On hyperbolicity of close to piecewise constant linear cocycles over irrational rotations

We study a family of skew products $\boldsymbol{F_{A,t}=(\sigma_{\omega},\ A_{t})}$ over irrational rotation $\sigma_{\omega}(x)=x+\omega$ of a circle $\boldsymbol{\mathbb{T}^{1}}$, which depend on a real parameter $t$. It is supposed that the transformation $A_{t}\in C(\mathbb{T}^{1},\ SL(2,\mathbb{R}))$ is of the form $A_{t}(x)=R(\varphi(x))Z(\lambda(x))$, where $R(\varphi)$ stands for a rotation in $\mathbb{R}^{2}$ over an angle $\varphi$ and $Z(\lambda)=\text{diag}\{\lambda,\lambda^{-1}\}$ is a diagonal matrix.

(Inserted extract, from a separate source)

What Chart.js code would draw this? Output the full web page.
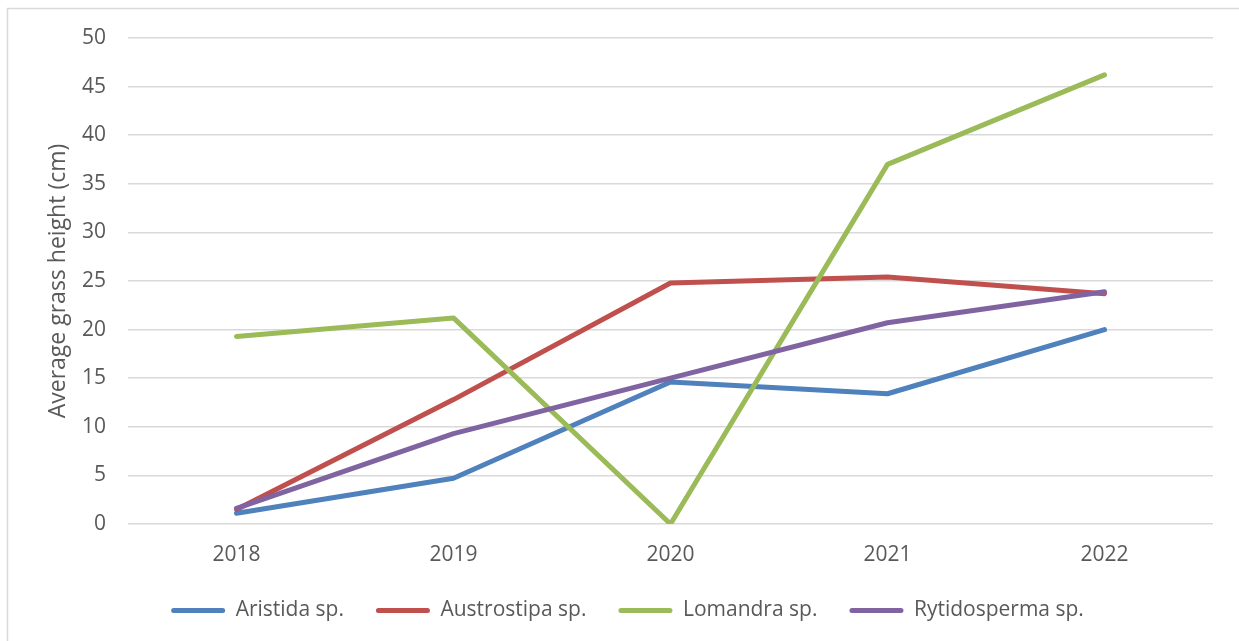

Assuming $\lambda(x)\geq\lambda_{\mathrm{O}}\gg 1$ and the function $\varphi$ to be piecewise linear such that $\cos(x)$ possesses only simple zeroes, we study the problem of uniform hyperbolicity for the cocycle generated by $\boldsymbol{F_{A,t}}$. We apply the critical set method to formulate sufficient conditions on the parameter values which guarantee the uniform hyperbolicity of the cocycle. Application to the Schrödinger cocycles is also discussed.